The storyline which follows Moore's first issue on the series redefines what had been a fairly cliche muck monster. It turns out, in Moore's story, that Swamp Thing is not the vegetally-mutated form of Alec Holland, a scientist murdered while working on plant-growth formula in the Louisiana swamp, but rather an ambulatory, sentient plant provoked by the formula to shape itself around the consciousness of Holland. Moreover, since he is a plant, Swamp Thing has access to the collective mind of all vegetation (called the Green in the language of the book's mythos). In one clever twist of the plot, possible only in genre fiction, Moore dispatches the Judeo-Christian ideology of humanity's sacred superiority to nature -- a worldview that legitimates man's often ruinous and wasteful dominion over the environment.

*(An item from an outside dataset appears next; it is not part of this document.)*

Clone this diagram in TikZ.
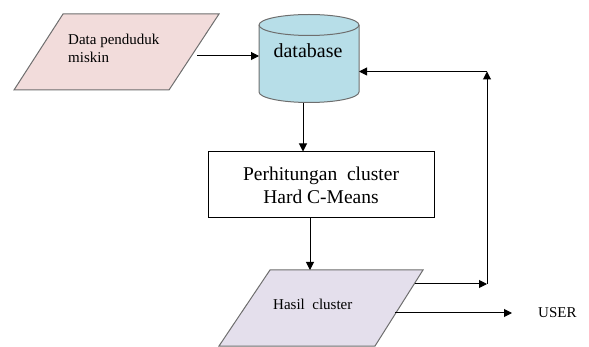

Swamp Thing's battle with his nemesis Jason Woodrue, a somewhat ludicrous minor DC Comics villain who can control plant growth, disabuses us of the notion that Moore is an eco-fundamentalist or deep ecologist who would countenance planetary depopulation for the sake of nature. When Woodrue accesses the Green and harnesses its anger against human aggression to begin a general slaughter, Swamp Thing reminds him that humans and plants literally provide the air each other breathes: the proper relationship between humanity and its environment is one of respectful, loving reciprocity, a theme brilliantly literalized in Moore's later stories of the visionary sex between Swamp Thing and his human lover, Abby.
Indeed, one of the pleasures of this volume, particularly of its second, harrowing storyline about a home for autistic children menaced by a fear-eating monster, comes from watching the credibly slow and uncertain development of romance between Abby and Swamp Thing. Their love is a quiet idyll in a genre too given to the sensational, and it serves to repudiate a mere reactionary protest against environmental depredation by envisioning a creative symbiosis between human and vegetable, between the Green's ancient mind and humanity's modern consciousness. Often mistakenly tagged as a postmodernist on the basis of his revisionary super-hero story Watchmen, Moore -- who has devoted the last decade and a half to the occult -- is actually a Romantic monist in the tradition of Wordsworth and Emerson. Like them, he argues that one soul streams through both humanity and its environment, and that political and social institutions which fetter the world-soul should be overturned. Whether one agrees or not, this indisputably powerful vision gives Moore's work its intensity.
Swamp Thing initially won acclaim for its lush prose, a poetic eloquence rare in the visual medium of comics. For example, while Abby is working at the demon-plagued home for autistic children, Swamp Thing dreams about Alec Holland's murder-by-dynamite even as he senses trouble ahead: "He is propelled, a blazing stringless puppet stumbling through the flames like some Catholic martyr...and he screams...and falls...and wakes. And thinks: 'What is it that comes with autumn?' And knows: It is fear." The worldly metaphors ("some Catholic martyr") and the epic dignity of parataxis (the repeated "and") swerve from what could be portentousness in passages like this. Similarly, Moore's precise verbal descriptions add authenticating dimensions of sound, smell, and touch to the visuals, as when a mentally disturbed boy thinks that "the most awful thing" about the demon that haunts him "was the way that the fur on its snout was sticky when it kissed his hand." But we should not neglect the visuals themselves. The book's primary artists, penciller Stephen Bissette and inker John Totleben, employ a style heavy on symmetrical two-page spreads and inky lines that sweep across and through their compositions, while colorist Tatjana Wood largely restricts her palette to unifying earth tones. Wedded to Moore's sensuous narration, Swamp Thing's art creates an immersive reading experience, a gesamtkunstwerk of the page that embodies the book's holistic ethos even as it catches readers up into a new world.
Swamp Thing set a tone for adult horror/fantasy comics to follow, and, given the great influence of Alan Moore on an entire generation of artists, it no doubt has heirs in the darker precincts of popular art more generally. However, Vertigo's reissue of Moore's early work gives us an occasion to reflect on what the adjective "adult" might mean. In this book, at least, it denotes not ingenious methods of torture or a cruel and cynical attitude toward sex. Instead, the adulthood of Swamp Thing stems from sophisticated ideas about humanity's role in nature, an expansive vocabulary, an aesthetic rooted in traditions older than those of comics and pulp fiction, a rich stock of allusions (to Bacon, Bulgakov, Hitchcock, Eno, Agee and others), and a tender portrayal of vulnerable, thoughtful people striving to make a life in often horrific circumstances.